Mas se esta obra cinematográfica é por um
lado, uma feliz adaptação de João Botelho da obra homónima de Eça, por outro
lado, mostra-nos algumas das suas principais e estruturantes referências
(realizadores e obras) do universo cinematográfico do seu realizador. Relembro
algumas: a) as cenas de carruagem a lembrarem as de “Madame de…” (1953) de Max
Ophüls; b) os cenários pintados (e já vamos a eles mais em pormenor) a
lembrarem os que ilustravam as paisagens da fabulosa viagem de comboio do filme
“Carta de uma Desconhecida” (1948) também de Ophüls, nomeadamente aquando
do beijo prolongado entre Pedro da Maia e Maria; c) as cenas passadas no teatro
a evocarem “Sentimento” (1954) de Luchino Visconti ou a saída desesperada para
a rua de Maria Eduarda (a lembrar Alida Valli no citado filme de Visconti)

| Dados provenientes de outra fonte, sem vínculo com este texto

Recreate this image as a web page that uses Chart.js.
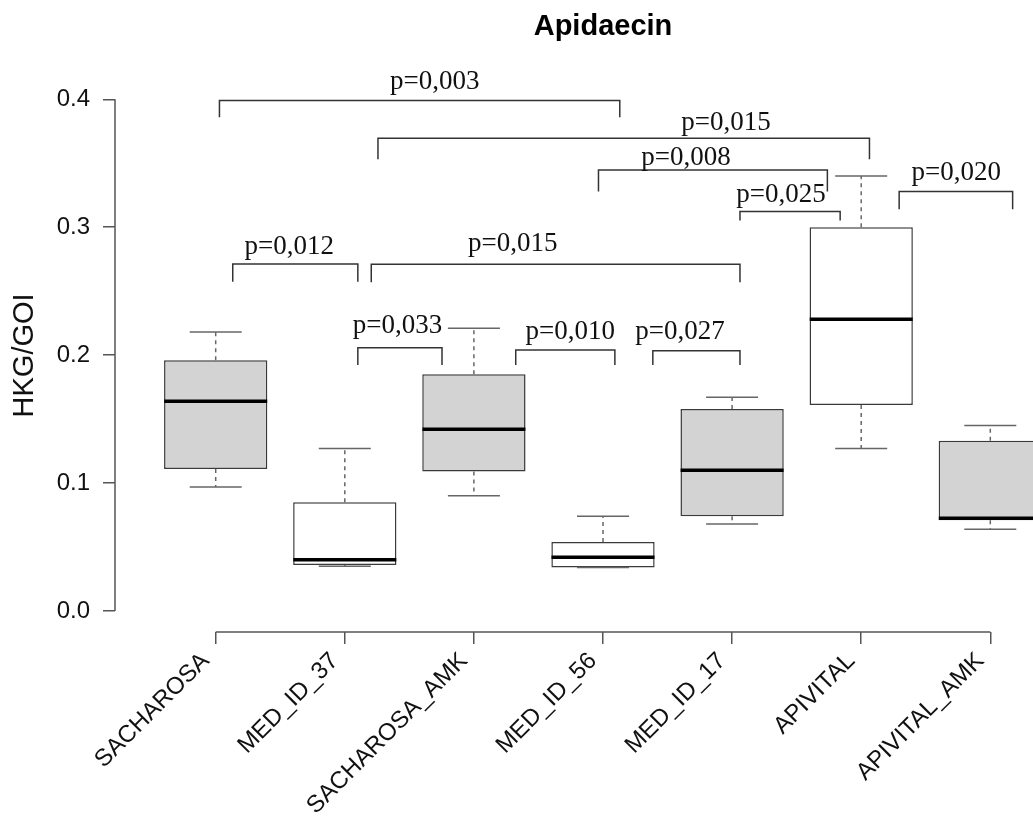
<!DOCTYPE html>
<html>
<head>
<meta charset="utf-8">
<title>Apidaecin</title>
<script src="https://cdn.jsdelivr.net/npm/chart.js@4/dist/chart.umd.min.js"></script>
<style>
  html, body { margin: 0; padding: 0; background: #fff; overflow: hidden; }
  #wrap { width: 1091px; height: 816px; }
</style>
</head>
<body>
<div id="wrap"><canvas id="boxChart" width="1091" height="816"></canvas></div>
<script>
// groups and box statistics (HKG/GOI)
const categories = ['SACHAROSA', 'MED_ID_37', 'SACHAROSA_AMK', 'MED_ID_56', 'MED_ID_17', 'APIVITAL', 'APIVITAL_AMK'];
const whiskerLow  = [0.097, 0.035, 0.090, 0.034, 0.068, 0.127, 0.064];
const q1          = [0.111, 0.036, 0.109, 0.034, 0.074, 0.161, 0.071];
const median      = [0.164, 0.040, 0.142, 0.042, 0.110, 0.228, 0.0725];
const q3          = [0.196, 0.085, 0.185, 0.054, 0.158, 0.300, 0.133];
const whiskerHigh = [0.218, 0.127, 0.221, 0.074, 0.167, 0.340, 0.145];
const yTicks = [0, 0.1, 0.2, 0.3, 0.4];

// significance brackets: ends on the category axis, top and foot of the legs
const bracketFrom   = [1.029, 2.257, 3.965, 5.061, 6.294, 1.132, 2.205, 2.101, 3.324, 4.386];
const bracketTo     = [4.130, 6.064, 5.738, 5.837, 7.173, 2.101, 5.061, 2.753, 4.092, 5.061];
const bracketTop    = [0.399, 0.3696, 0.3448, 0.3122, 0.3279, 0.2713, 0.2710, 0.2058, 0.2040, 0.2034];
const bracketFoot   = [0.386, 0.3532, 0.3279, 0.3052, 0.3141, 0.2574, 0.2570, 0.1923, 0.1923, 0.1923];
const pLabels = ['p=0,003', 'p=0,015', 'p=0,008', 'p=0,025', 'p=0,020', 'p=0,012', 'p=0,015', 'p=0,033', 'p=0,010', 'p=0,027'];
const pLabelX = [2.696, 4.953, 4.643, 5.379, 6.736, 1.569, 3.301, 2.409, 3.747, 4.596];
const pLabelY = [0.408, 0.3757, 0.3488, 0.3200, 0.3370, 0.2791, 0.2817, 0.2171, 0.2125, 0.2125];

const boxFill = categories.map((c, i) => i % 2 === 0 ? '#d3d3d3' : '#ffffff');

const stems = [];
categories.forEach((c, i) => {
  stems.push({x: i + 1, y: q3[i]}, {x: i + 1, y: whiskerHigh[i]}, {x: i + 1, y: null});
  stems.push({x: i + 1, y: q1[i]}, {x: i + 1, y: whiskerLow[i]}, {x: i + 1, y: null});
});

const caps = [];
categories.forEach((c, i) => {
  caps.push({x: i + 1, y: whiskerHigh[i]}, {x: i + 1, y: whiskerLow[i]});
});

const brackets = [];
bracketFrom.forEach((x1, k) => {
  const x2 = bracketTo[k];
  brackets.push({x: x1, y: bracketFoot[k]}, {x: x1, y: bracketTop[k]},
                {x: x2, y: bracketTop[k]}, {x: x2, y: bracketFoot[k]}, {x: x2, y: null});
});

// R style axis lines (only between first and last tick) and the p-value texts
const extras = {
  id: 'extras',
  afterDatasetsDraw(chart) {
    const {ctx, scales: {x, y}} = chart;
    ctx.save();
    ctx.strokeStyle = '#555';
    ctx.lineWidth = 1.5;
    ctx.beginPath();
    ctx.moveTo(x.left, y.getPixelForValue(yTicks[0]));
    ctx.lineTo(x.left, y.getPixelForValue(yTicks[yTicks.length - 1]));
    ctx.moveTo(x.getPixelForValue(1), y.bottom);
    ctx.lineTo(x.getPixelForValue(categories.length), y.bottom);
    ctx.stroke();

    ctx.fillStyle = '#111';
    ctx.font = '27px "Liberation Serif", "Times New Roman", serif';
    ctx.textAlign = 'center';
    ctx.textBaseline = 'alphabetic';
    pLabels.forEach((t, k) => {
      ctx.fillText(t, x.getPixelForValue(pLabelX[k]), y.getPixelForValue(pLabelY[k]));
    });
    ctx.restore();
  }
};

new Chart(document.getElementById('boxChart'), {
  type: 'bar',
  data: {
    datasets: [
      {
        label: 'box',
        data: categories.map((c, i) => ({x: i + 1, y: [q1[i], q3[i]]})),
        backgroundColor: boxFill,
        borderColor: '#3a3a3a',
        borderWidth: 1.5,
        borderSkipped: false,
        barPercentage: 0.8,
        categoryPercentage: 1.0,
        order: 5
      },
      {
        type: 'line',
        label: 'whisker',
        data: stems,
        borderColor: '#666',
        borderWidth: 1.5,
        borderDash: [4, 4],
        pointRadius: 0,
        spanGaps: false,
        tension: 0,
        order: 4
      },
      {
        type: 'line',
        label: 'cap',
        data: caps,
        showLine: false,
        pointStyle: 'line',
        pointRadius: 26,
        pointBorderWidth: 1.5,
        pointBorderColor: '#666',
        order: 3
      },
      {
        type: 'line',
        label: 'median',
        data: categories.map((c, i) => ({x: i + 1, y: median[i]})),
        showLine: false,
        pointStyle: 'line',
        pointRadius: 51.5,
        pointBorderWidth: 3.5,
        pointBorderColor: '#000',
        order: 2
      },
      {
        type: 'line',
        label: 'bracket',
        data: brackets,
        borderColor: '#333',
        borderWidth: 1.5,
        pointRadius: 0,
        spanGaps: false,
        tension: 0,
        order: 1
      }
    ]
  },
  options: {
    responsive: false,
    animation: false,
    events: [],
    layout: { padding: 0, autoPadding: false },
    plugins: {
      legend: { display: false },
      tooltip: { enabled: false },
      title: {
        display: true,
        text: 'Apidaecin',
        fullSize: false,
        color: '#000',
        font: { family: '"Liberation Sans", Arial, sans-serif', size: 29, weight: 'bold' },
        padding: { top: 10, bottom: 34 }
      }
    },
    scales: {
      x: {
        type: 'linear',
        min: 0.22,
        max: 7.78,
        offset: false,
        border: { display: false },
        grid: { offset: false, drawOnChartArea: false, drawTicks: true, tickLength: 12, color: '#555', lineWidth: 1.5 },
        ticks: {
          stepSize: 1,
          includeBounds: false,
          autoSkip: false,
          minRotation: 45,
          maxRotation: 45,
          padding: 3,
          labelOffset: -10,
          color: '#111',
          font: { family: '"Liberation Sans", Arial, sans-serif', size: 24 },
          callback: v => categories[v - 1] || ''
        },
        afterFit(scale) {
          scale.height = 184;
          scale.paddingLeft = 0;
          scale.paddingRight = 0;
        }
      },
      y: {
        min: -0.0164,
        max: 0.416,
        border: { display: false },
        grid: { drawOnChartArea: false, drawTicks: true, tickLength: 12, color: '#555', lineWidth: 1.5 },
        ticks: {
          stepSize: 0.1,
          includeBounds: false,
          padding: 13,
          color: '#111',
          font: { family: '"Liberation Sans", Arial, sans-serif', size: 24 },
          callback: v => v.toFixed(1)
        },
        title: {
          display: true,
          text: 'HKG/GOI',
          color: '#111',
          padding: { top: 8, bottom: 0 },
          font: { family: '"Liberation Sans", Arial, sans-serif', size: 29 }
        },
        afterFit(scale) { scale.width = 115; }
      }
    }
  },
  plugins: [extras]
});
</script>
</body>
</html>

depois da partida de Carlos da Maia; d) as reuniões familiares a lembrarem “O
Leopardo” (1963) também de Visconti e, e) o cruzamento de olhares e os
encontros entre Carlos da Maia e Maria Eduarda a remeterem-nos de imediato para
o “Inocente” (1976) ainda de Visconti. Percebe-se assim, claramente, a
importância de Max Ophüls e Luchino Visconti na estética e na narrativa do
cinema de João Botelho.
Atrevo-me a ir mais
longe, o filme da vida de João Botelho é o sublime “A Grande Esperança” (1939)
de John Ford. Excluindo o genérico inicial, os dez primeiros minutos de filme
são a preto e branco (um notável preto e branco diga-se desde já). Após a cena
da morte de Pedro da Maia, nos braços do Pai e que o narrador (o mesmo que no
início do genérico do filme nos apresenta o filme e que está presente todo o
filme, nos informa da intenção de Afonso da Maia fechar para sempre a casa de
Benfica após a morte do filho e partir com o neto Carlos Eduardo e todos os
criados para a Quinta de Santa Olávia no Douro). É aqui que no filme que se faz
a transição do preto e branco para a cor, num belíssimo plano sequência sobre
as plantas em água, numa clara mudança do rumo dos acontecimentos, tal como a
transição que Ford utilizou em “A Grande Esperança” a anunciar naquele, a
tragédia e a mudança do rumo dos acontecimentos. Sabe-se que Ford é seu
realizador preferido e a aquela, a obra que Botelho considera o cume da arte
cinematográfica.
Merecem
realce no filme de Botelho: o belíssimo genérico de abertura, as excelentes
interpretações de Graciano Dias (como Carlos da Maia), Maria Flor (como Maria
Eduarda e um dos mais belos rostos que passou pelo cinema português dos últimos
anos), o histórico João Perry (como Afonso da Maia) e sobretudo Pedro Inês
(como João da Ega), a notável imagem de João Ribeiro e montagem de João Braz,
os magníficos quadros de João Queiroz, a realização segura de
Botelho e sobretudo uma eficaz direção de atores, claramente um dos trunfos do
filme.
Em
suma, “Os Maias, cenas da vida romântica”, não sendo uma obra-prima é um muito
bom filme de João Botelho, que engrandece o cinema português, o seu realizador
e dá uma nova e renovada visibilidade à obra-prima de Eça de Queiroz. Com
outros meios, Botelho teria com certeza tido a oportunidade de ir ainda mais
longe na adaptação desta monumental obra literária. O reconhecimento do
público, que fez dele um dos mais vistos no ano que passou, é uma prova de que
vale a pena adaptar obras importantes do nosso universo literário. Uma questão
importante a estudar num contexto mais específico, é a relação deste género de
obras com a educação. Dito de outro modo, em que medida a visão deste modelo de
filmes pode ou não ajudar os alunos a compreenderem melhor as obras literárias que
estão adaptadas ao cinema e que façam parte do currículo escolar e por um
outro, se podem funcionar como fonte de motivação, sem não esquecer, se os
docentes encontram nestes objetos fílmicos, ferramentas vantajosas para as suas
práticas letivas. Quatro estrelas em cinco.